Rentech Nitrogen Partners, L.P. (NYSE: RNF), which manufactures and sells nitrogen fertilizer products including ammonia, UAN solution and ammonium sulfate, today provided an update on its outlook for 2013 and 2014. Details on results and forward-looking guidance will be provided when the Partnership releases third quarter operating results on November 7, 2013.
Results for Third Quarter 2013: For the East Dubuque Facility, results for the quarter largely reflected deliveries of fill tons of ammonia and UAN, which were at seasonally low prices, as expected. As is typical during a turnaround year, ammonia deliveries were lighter in the third quarter than in a non-turnaround year. Deliveries of UAN were higher than expected, shifting expected revenue from the fourth quarter to the third quarter.

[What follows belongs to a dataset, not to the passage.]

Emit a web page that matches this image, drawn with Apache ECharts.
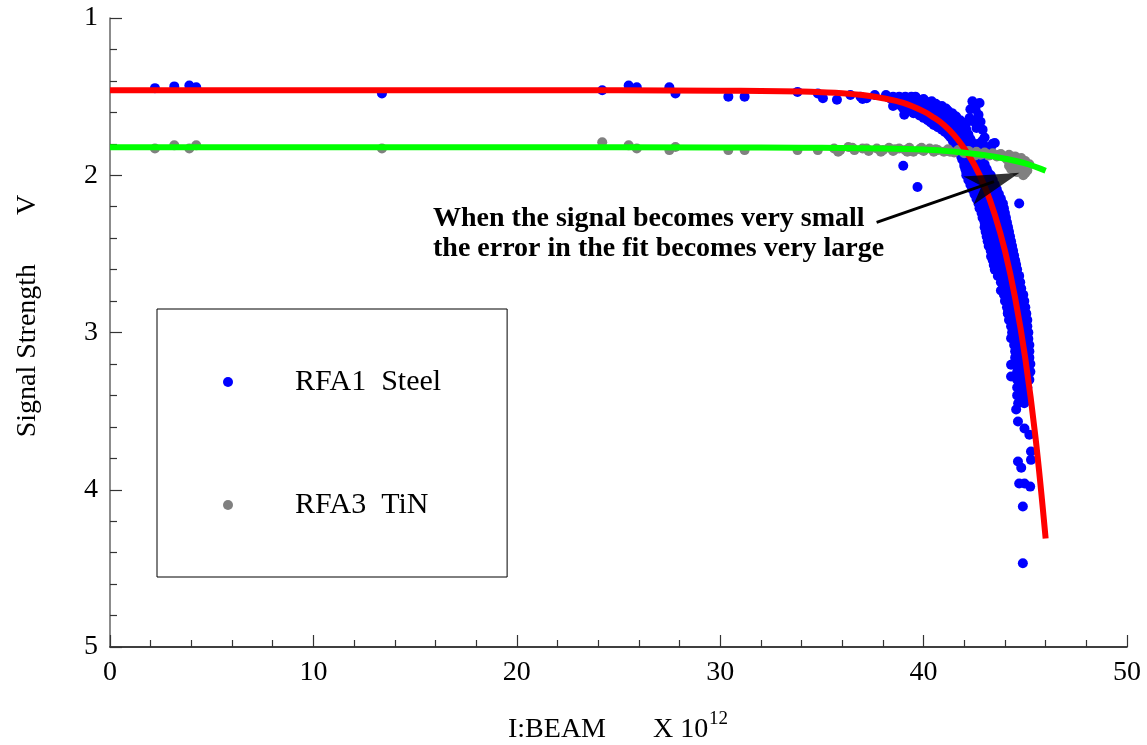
<!DOCTYPE html>
<html>
<head>
<meta charset="utf-8">
<script src="https://cdn.jsdelivr.net/npm/echarts@6/dist/echarts.min.js"></script>
<style>
html,body{margin:0;padding:0;background:#fff;}
#chart{width:1147px;height:745px;}
</style>
</head>
<body>
<div id="chart"></div>
<script>
// ---------------- data ----------------
const xTickValues = [0, 10, 20, 30, 40, 50];
const yTickValues = [1, 2, 3, 4, 5];

// RFA1 Steel: isolated points
const steelSparse = [
  [2.21,1.446],[3.16,1.435],[3.9,1.43],[4.24,1.44],[13.37,1.48],[24.2,1.46],[25.5,1.43],
  [25.9,1.44],[27.5,1.44],[27.8,1.48],[30.4,1.50],[31.2,1.50],[33.8,1.47],[34.8,1.48],
  [35.05,1.51],[35.74,1.52],[36.4,1.49],[36.9,1.50],[37.0,1.515],[37.2,1.51],[37.6,1.49],
  [38.15,1.49],[38.5,1.56],[39.05,1.615],[39.1,1.51],[39.8,1.53],[40.6,1.55],[41.1,1.58],
  [41.6,1.626],[42.1,1.67],
  [39.0,1.94],[39.7,2.075],[44.7,2.18],[43.32,2.517],[43.8,2.733],[44.14,2.877],[44.3,3.036],
  [44.3,3.205],[44.3,3.28],
  [44.55,3.49],[44.64,3.566],[44.96,3.61],[45.2,3.65],[45.28,3.757],[44.64,3.82],[44.8,3.86],
  [45.28,3.81],[44.7,3.96],[44.96,3.96],[45.24,3.98],[44.88,4.107],[44.88,4.467],
  [42.4,1.53],[42.75,1.54],[42.3,1.58],[42.7,1.615],[42.26,1.636],[42.9,1.71],[43.0,1.76],
  [43.4,1.80],[42.5,1.66],[42.6,1.70],[42.8,1.66],[42.55,1.58],[43.1,1.82],[42.9,1.78],
  [43.5,1.795],[43.3,1.83],[43.0,1.93],[42.8,1.90]
];
// RFA1 Steel: dense band, each row = [y, x, x, ...]
const steelBand = [
  [1.50, 38.2,38.5,38.8,39.1,39.4,39.6],
  [1.515, 38.4,38.7,39.0,39.3,39.7,40.0],
  [1.53, 38.6,38.9,39.2,39.5,39.8,40.1,40.4],
  [1.545, 38.7,39.1,39.4,39.7,40.0,40.3,40.6],
  [1.56, 38.9,39.2,39.5,39.8,40.1,40.4,40.7,40.9],
  [1.575, 39.0,39.35,39.65,39.95,40.25,40.55,40.85,41.1],
  [1.59, 39.2,39.5,39.8,40.1,40.4,40.7,41.0,41.2],
  [1.605, 39.5,39.95,40.25,40.55,40.85,41.15,41.4],
  [1.62, 39.8,40.1,40.4,40.7,41.0,41.3,41.5],
  [1.635, 40.0,40.35,40.65,40.95,41.25,41.6],
  [1.65, 40.2,40.5,40.8,41.1,41.4,41.8],
  [1.665, 40.35,40.65,40.95,41.25,41.55,41.9],
  [1.68, 40.5,40.8,41.1,41.4,41.7,42.0],
  [1.695, 40.7,41.0,41.35,41.65,41.95],
  [1.71, 40.9,41.2,41.5,41.8,42.1],
  [1.725, 41.05,41.35,41.65,42.0],
  [1.74, 41.2,41.5,41.8,42.2],
  [1.755, 41.3,41.6,41.9,42.2],
  [1.77, 41.4,41.7,42.0,42.3],
  [1.785, 41.45,41.75,42.05,42.35],
  [1.80, 41.5,41.8,42.1,42.4,42.7],
  [1.82, 41.65,41.95,42.25,42.55,42.85],
  [1.84, 41.7,42.0,42.3,42.6,43.0],
  [1.86, 41.8,42.1,42.4,42.7,43.1],
  [1.88, 41.85,42.15,42.45,42.75],
  [1.90, 41.9,42.2,42.5,42.8],
  [1.92, 42.0,42.3,42.6,42.9],
  [1.94, 42.0,42.35,42.65,42.95],
  [1.96, 42.05,42.4,42.7,43.1],
  [1.98, 42.1,42.45,42.8,43.15],
  [2.00, 42.1,42.4,42.7,43.0,43.3],
  [2.03, 42.2,42.5,42.8,43.1,43.4],
  [2.06, 42.3,42.6,42.9,43.2,43.5],
  [2.09, 42.4,42.7,43.0,43.3,43.6],
  [2.12, 42.5,42.8,43.1,43.4,43.7],
  [2.15, 42.6,42.9,43.2,43.5,43.8],
  [2.18, 42.7,43.0,43.3,43.6,43.9],
  [2.21, 42.75,43.05,43.35,43.65,43.95],
  [2.24, 42.85,43.15,43.45,43.75,44.0],
  [2.27, 42.9,43.2,43.5,43.8,44.05],
  [2.30, 43.0,43.3,43.55,43.85,44.1],
  [2.33, 43.0,43.3,43.6,43.9,44.15],
  [2.36, 43.05,43.35,43.65,43.95,44.2],
  [2.39, 43.1,43.4,43.7,44.0,44.25],
  [2.42, 43.15,43.45,43.75,44.05,44.3],
  [2.45, 43.2,43.5,43.8,44.1,44.35],
  [2.48, 43.3,43.55,43.85,44.15,44.4],
  [2.51, 43.35,43.6,43.9,44.2,44.45],
  [2.54, 43.4,43.7,43.95,44.25,44.5],
  [2.57, 43.45,43.75,44.0,44.3,44.55],
  [2.60, 43.5,43.8,44.05,44.35,44.6],
  [2.64, 43.65,43.9,44.15,44.45,44.7],
  [2.68, 43.8,44.0,44.25,44.5,44.75],
  [2.72, 43.9,44.15,44.4,44.6,44.8],
  [2.76, 43.95,44.2,44.45,44.7,44.9],
  [2.80, 44.0,44.25,44.5,44.75,44.95],
  [2.84, 44.1,44.35,44.6,44.85,45.0],
  [2.88, 44.15,44.4,44.65,44.9,45.05],
  [2.92, 44.2,44.45,44.7,44.95,45.1],
  [2.96, 44.3,44.55,44.8,45.1],
  [3.00, 44.35,44.6,44.85,45.15],
  [3.04, 44.4,44.65,44.9,45.15],
  [3.08, 44.45,44.7,44.95,45.2],
  [3.12, 44.5,44.75,45.0,45.2],
  [3.16, 44.5,44.75,45.0,45.2],
  [3.20, 44.55,44.8,45.05,45.25],
  [3.25, 44.6,44.85,45.1,45.25],
  [3.30, 44.6,44.85,45.1,45.2],
  [3.35, 44.6,44.85,45.1],
  [3.40, 44.6,44.85,45.05],
  [3.45, 44.65,44.95]
];

// RFA3 TiN
const tinPoints = [
  [2.21,1.83],[3.16,1.81],[3.9,1.83],[4.24,1.81],[13.37,1.83],[24.2,1.79],[25.5,1.81],
  [25.9,1.83],[27.5,1.84],[27.8,1.82],[30.4,1.84],[31.2,1.84],[33.8,1.84],[34.8,1.84],
  [35.6,1.83],[35.9,1.84],[36.3,1.82],[36.6,1.84],[37.0,1.83],[37.3,1.845],[37.7,1.83],
  [38.0,1.84],[38.3,1.825],[38.5,1.845],[38.8,1.83],[39.1,1.84],[39.3,1.825],[39.5,1.85],
  [39.8,1.835],[40.0,1.845],[40.3,1.83],[40.5,1.85],[40.7,1.84],[41.0,1.85],[41.2,1.835],
  [41.5,1.855],[41.7,1.84],[42.0,1.86],[42.2,1.845],[42.4,1.865],[42.6,1.85],[42.8,1.87],
  [43.0,1.855],[43.2,1.875],[43.4,1.86],[43.6,1.88],[43.8,1.865],[44.0,1.885],[44.2,1.87],
  [44.3,1.90],[44.5,1.88],[44.6,1.91],[44.8,1.89],[44.9,1.93],[45.0,1.91],[45.1,1.95],
  [44.8,1.96],[44.5,1.965],[44.3,1.96],[45.0,1.985],[45.1,1.97],[44.9,2.0],[44.2,1.94],
  [35.8,1.85],[36.5,1.825],[37.2,1.83],[37.9,1.85],[38.6,1.835],[39.2,1.85],[39.9,1.825],
  [40.6,1.835],[41.3,1.85],[41.9,1.845],[42.5,1.875],[43.1,1.865],[43.7,1.87],[44.1,1.90],
  [44.4,1.92],[44.7,1.935],[45.2,1.93],[44.6,1.98],[44.7,1.95]
];

// fitted curves
const steelFitX = [0,5,10,15,20,25,30,32,34,35,36,37,38,39,40,40.5,41,41.5,42,42.5,43,43.5,44,44.5,45,45.5,46];
const steelFitY = [1.46,1.46,1.46,1.46,1.46,1.46,1.462,1.464,1.468,1.472,1.478,1.49,1.51,1.54,1.594,1.633,1.68,1.745,1.83,1.935,2.07,2.25,2.48,2.78,3.165,3.665,4.31];
const tinFitX = [0,10,20,30,34,36,38,40,41,42,43,44,45,46];
const tinFitY = [1.822,1.822,1.822,1.823,1.825,1.827,1.83,1.837,1.845,1.857,1.872,1.895,1.925,1.972];

// annotation arrow (data coordinates): tail -> head centre
const arrowTail = [37.69, 2.30];
const arrowHead = [43.46, 2.041];

// ---------------- build ----------------
const steelPoints = steelSparse.slice();
steelBand.forEach(function (row) {
  for (let i = 1; i < row.length; i++) steelPoints.push([row[i], row[0]]);
});
const steelFit = steelFitX.map(function (x, i) { return [x, steelFitY[i]]; });
const tinFit = tinFitX.map(function (x, i) { return [x, tinFitY[i]]; });

const SERIF = '"Liberation Serif","Times New Roman",serif';
const chart = echarts.init(document.getElementById('chart'), null, {renderer: 'canvas'});

chart.setOption({
  animation: false,
  backgroundColor: '#ffffff',
  grid: {left: 110, right: 20, top: 18, bottom: 98, containLabel: false, outerBoundsMode: 'none'},
  xAxis: {
    type: 'value', min: 0, max: 50, interval: 10,
    axisLine: {show: true, onZero: false, lineStyle: {color: '#000', width: 1.5}},
    axisTick: {show: true, inside: true, length: 12, lineStyle: {color: '#333', width: 1.2}},
    minorTick: {show: true, splitNumber: 5, length: 7, lineStyle: {color: '#333', width: 1.2}},
    splitLine: {show: false},
    axisLabel: {margin: 12, color: '#000', fontFamily: SERIF, fontSize: 28,
      formatter: function (v) { return xTickValues.indexOf(v) >= 0 ? String(v) : ''; }}
  },
  yAxis: {
    type: 'value', min: 1, max: 5, interval: 1, inverse: true,
    axisLine: {show: true, onZero: false, lineStyle: {color: '#666', width: 1.5}},
    axisTick: {show: true, inside: true, length: 12, lineStyle: {color: '#333', width: 1.2}},
    minorTick: {show: true, splitNumber: 5, length: 7, lineStyle: {color: '#333', width: 1.2}},
    splitLine: {show: false},
    axisLabel: {margin: 12, color: '#000', fontFamily: SERIF, fontSize: 28,
      formatter: function (v) { return yTickValues.indexOf(v) >= 0 ? String(v) : ''; }}
  },
  legend: {
    data: ['RFA1  Steel', 'RFA3  TiN'],
    orient: 'vertical', left: 157, top: 309,
    padding: [58, 66, 57, 66],
    itemWidth: 124, itemHeight: 10, itemGap: 93,
    icon: 'circle',
    selectedMode: false,
    borderColor: '#000', borderWidth: 1, borderRadius: 0,
    backgroundColor: '#fff',
    textStyle: {fontFamily: SERIF, fontSize: 30, lineHeight: 30, color: '#000'}
  },
  series: [
    {name: 'RFA1  Steel', type: 'scatter', data: steelPoints, symbol: 'circle', symbolSize: 10,
     itemStyle: {color: '#0000ff', opacity: 1}, silent: true, z: 2},
    {name: 'RFA3  TiN', type: 'scatter', data: tinPoints, symbol: 'circle', symbolSize: 10,
     itemStyle: {color: '#808080', opacity: 1}, silent: true, z: 3},
    {name: 'fit1', type: 'line', data: steelFit, showSymbol: false, smooth: 0.4,
     lineStyle: {color: '#ff0000', width: 6}, silent: true, z: 4},
    {name: 'fit3', type: 'line', data: tinFit, showSymbol: false, smooth: 0.4,
     lineStyle: {color: '#00ff00', width: 6}, silent: true, z: 5},
    {name: 'arrowShaft', type: 'line', data: [arrowTail, arrowHead], showSymbol: false,
     lineStyle: {color: '#000', width: 3}, silent: true, z: 6},
    {name: 'arrowHead', type: 'scatter', data: [arrowHead],
     symbol: 'path://M15,0 L30,54 L15,40 L0,54 Z', symbolSize: [30, 54], symbolRotate: -70.7,
     itemStyle: {color: '#000'}, silent: true, z: 7}
  ],
  graphic: [
    {type: 'text', x: 28, y: 316, rotation: Math.PI / 2,
     style: {text: 'Signal Strength       V', font: '28px ' + SERIF, fill: '#000', align: 'center', verticalAlign: 'middle'}},
    {type: 'text', x: 508, y: 730,
     style: {text: 'I:BEAM', font: '28px ' + SERIF, fill: '#000', align: 'left', verticalAlign: 'middle'}},
    {type: 'text', x: 653, y: 730,
     style: {text: 'X 10', font: '28px ' + SERIF, fill: '#000', align: 'left', verticalAlign: 'middle'}},
    {type: 'text', x: 709, y: 719,
     style: {text: '12', font: '19px ' + SERIF, fill: '#000', align: 'left', verticalAlign: 'middle'}},
    {type: 'text', x: 433, y: 204,
     style: {text: 'When the signal becomes very small\nthe error in the fit becomes very large',
       font: 'bold 28px ' + SERIF, lineHeight: 30, fill: '#000', align: 'left', verticalAlign: 'top'}}
  ]
});
</script>
</body>
</html>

For the Pasadena Facility, results for the quarter reflected a significant, recent worsening of the market for ammonium sulfate, and the margin impacts of high-cost inventory flowing through cost of sales for products sold at the spot prices negotiated at the end of the third quarter. Forward sales contracts have not developed for ammonium sulfate to the extent that they have for other nitrogen fertilizer products, so it is not possible to lock product prices and input prices at the same time, as has been our practice for a portion of the sales of the most important products of the East Dubuque plant. Since input prices for ammonium sulfate are typically fixed several months before the corresponding product price, margins may be compressed during a declining commodity market. A major factor that further reduced margins for the third quarter was a significant write-down of inventories calculated after the end of the quarter, based on transactions that occurred late in the quarter at prices below the costs of inventory. The Pasadena Facility generated positive EBITDA for the first half of the year, but negative EBITDA in the third quarter, with approximately three-quarters of that loss occurring in September due primarily to the size of the inventory write-down. The Pasadena Facility also experienced several relatively small disruptions in production that, in the aggregate, contributed to lower production and higher cost of sales during the quarter.